◆ Task instructions: Copy out each line that has "React" in it.

◆ Supplied information:
.....
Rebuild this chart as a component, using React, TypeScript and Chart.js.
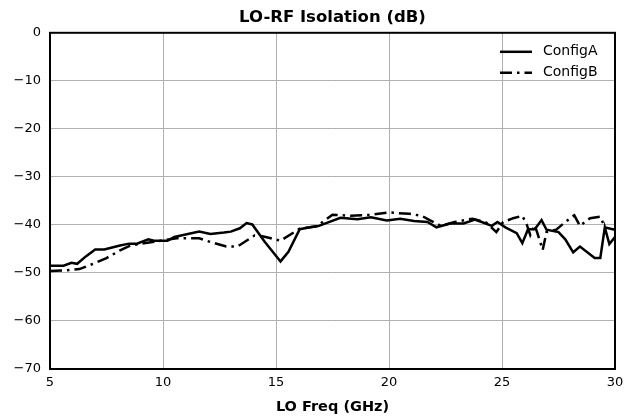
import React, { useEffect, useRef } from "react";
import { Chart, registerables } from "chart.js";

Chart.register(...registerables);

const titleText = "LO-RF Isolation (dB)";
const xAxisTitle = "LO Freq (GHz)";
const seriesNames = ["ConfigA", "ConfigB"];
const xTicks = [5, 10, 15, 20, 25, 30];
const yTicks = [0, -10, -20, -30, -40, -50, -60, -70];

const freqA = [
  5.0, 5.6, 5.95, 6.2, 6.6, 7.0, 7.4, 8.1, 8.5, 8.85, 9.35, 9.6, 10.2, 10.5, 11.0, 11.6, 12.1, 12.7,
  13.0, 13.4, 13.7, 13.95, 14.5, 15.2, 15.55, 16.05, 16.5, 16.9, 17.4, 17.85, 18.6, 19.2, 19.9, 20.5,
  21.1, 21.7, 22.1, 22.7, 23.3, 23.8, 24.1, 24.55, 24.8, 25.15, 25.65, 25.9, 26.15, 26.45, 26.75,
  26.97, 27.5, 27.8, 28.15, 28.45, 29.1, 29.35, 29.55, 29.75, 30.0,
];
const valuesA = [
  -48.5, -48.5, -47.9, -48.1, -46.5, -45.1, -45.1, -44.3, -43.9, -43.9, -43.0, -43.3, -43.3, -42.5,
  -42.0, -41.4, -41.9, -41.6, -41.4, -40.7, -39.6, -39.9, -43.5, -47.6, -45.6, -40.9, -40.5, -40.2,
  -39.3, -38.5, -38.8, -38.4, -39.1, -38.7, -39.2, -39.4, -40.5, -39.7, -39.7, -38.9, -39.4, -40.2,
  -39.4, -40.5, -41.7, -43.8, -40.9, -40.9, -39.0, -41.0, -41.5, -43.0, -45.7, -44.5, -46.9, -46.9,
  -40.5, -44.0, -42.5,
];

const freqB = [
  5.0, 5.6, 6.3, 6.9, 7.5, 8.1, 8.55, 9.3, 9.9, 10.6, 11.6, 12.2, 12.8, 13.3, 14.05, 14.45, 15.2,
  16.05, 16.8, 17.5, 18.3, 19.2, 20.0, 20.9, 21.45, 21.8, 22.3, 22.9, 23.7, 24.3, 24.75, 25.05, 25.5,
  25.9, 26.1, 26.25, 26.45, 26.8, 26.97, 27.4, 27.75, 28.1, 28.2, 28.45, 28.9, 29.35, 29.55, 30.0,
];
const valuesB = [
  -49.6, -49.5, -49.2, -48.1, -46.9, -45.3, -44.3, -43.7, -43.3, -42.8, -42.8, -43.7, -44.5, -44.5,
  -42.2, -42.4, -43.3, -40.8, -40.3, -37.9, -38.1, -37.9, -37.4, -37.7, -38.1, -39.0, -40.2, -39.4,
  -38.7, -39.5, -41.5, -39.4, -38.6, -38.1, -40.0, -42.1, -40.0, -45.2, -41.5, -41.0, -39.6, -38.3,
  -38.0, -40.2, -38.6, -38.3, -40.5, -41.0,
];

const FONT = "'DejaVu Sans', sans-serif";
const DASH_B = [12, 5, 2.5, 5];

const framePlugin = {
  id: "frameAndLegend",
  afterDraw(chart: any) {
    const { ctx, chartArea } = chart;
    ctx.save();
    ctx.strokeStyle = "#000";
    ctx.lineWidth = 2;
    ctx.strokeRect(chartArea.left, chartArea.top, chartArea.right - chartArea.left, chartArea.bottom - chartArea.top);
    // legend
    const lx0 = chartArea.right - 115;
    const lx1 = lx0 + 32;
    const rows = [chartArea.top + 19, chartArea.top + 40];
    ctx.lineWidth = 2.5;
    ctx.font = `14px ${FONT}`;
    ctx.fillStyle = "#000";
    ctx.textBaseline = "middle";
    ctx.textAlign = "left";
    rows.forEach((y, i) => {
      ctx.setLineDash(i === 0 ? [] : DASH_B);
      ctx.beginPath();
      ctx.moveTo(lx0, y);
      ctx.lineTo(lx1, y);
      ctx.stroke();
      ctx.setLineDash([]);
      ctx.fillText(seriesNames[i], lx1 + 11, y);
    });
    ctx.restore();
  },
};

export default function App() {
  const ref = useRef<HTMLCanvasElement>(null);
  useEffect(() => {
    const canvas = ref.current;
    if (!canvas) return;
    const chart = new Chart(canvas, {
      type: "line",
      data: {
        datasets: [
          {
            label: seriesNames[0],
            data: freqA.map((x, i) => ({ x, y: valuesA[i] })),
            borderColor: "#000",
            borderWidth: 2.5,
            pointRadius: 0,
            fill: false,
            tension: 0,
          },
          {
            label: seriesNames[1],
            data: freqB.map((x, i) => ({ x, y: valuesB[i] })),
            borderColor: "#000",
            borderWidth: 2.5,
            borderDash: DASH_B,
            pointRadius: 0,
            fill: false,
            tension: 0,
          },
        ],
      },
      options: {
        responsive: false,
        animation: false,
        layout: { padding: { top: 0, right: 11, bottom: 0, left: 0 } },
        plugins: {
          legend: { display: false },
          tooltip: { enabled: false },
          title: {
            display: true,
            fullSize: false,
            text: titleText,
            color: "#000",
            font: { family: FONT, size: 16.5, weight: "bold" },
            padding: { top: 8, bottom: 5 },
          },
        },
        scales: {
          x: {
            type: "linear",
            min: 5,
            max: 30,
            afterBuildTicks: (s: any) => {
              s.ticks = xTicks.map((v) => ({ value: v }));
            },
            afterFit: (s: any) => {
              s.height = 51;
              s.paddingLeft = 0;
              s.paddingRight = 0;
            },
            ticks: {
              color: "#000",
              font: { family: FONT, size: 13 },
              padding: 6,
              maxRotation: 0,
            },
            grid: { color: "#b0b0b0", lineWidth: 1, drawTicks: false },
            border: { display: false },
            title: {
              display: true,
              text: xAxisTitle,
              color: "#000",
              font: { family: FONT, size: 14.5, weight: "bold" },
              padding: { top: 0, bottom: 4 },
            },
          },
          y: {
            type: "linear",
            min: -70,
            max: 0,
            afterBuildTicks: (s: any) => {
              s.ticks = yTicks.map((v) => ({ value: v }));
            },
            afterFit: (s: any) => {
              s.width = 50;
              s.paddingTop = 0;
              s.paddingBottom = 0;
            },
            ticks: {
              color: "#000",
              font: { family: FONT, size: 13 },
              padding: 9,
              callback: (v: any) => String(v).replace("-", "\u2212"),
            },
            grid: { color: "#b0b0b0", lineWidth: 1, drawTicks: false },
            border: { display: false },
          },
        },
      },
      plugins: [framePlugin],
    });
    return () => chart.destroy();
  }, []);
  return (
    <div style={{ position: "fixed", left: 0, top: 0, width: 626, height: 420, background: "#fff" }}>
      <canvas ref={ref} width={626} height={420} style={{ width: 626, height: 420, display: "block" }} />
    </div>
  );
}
.....
◆ Exercise output:
Rebuild this chart as a component, using React, TypeScript and Chart.js.
import React, { useEffect, useRef } from "react";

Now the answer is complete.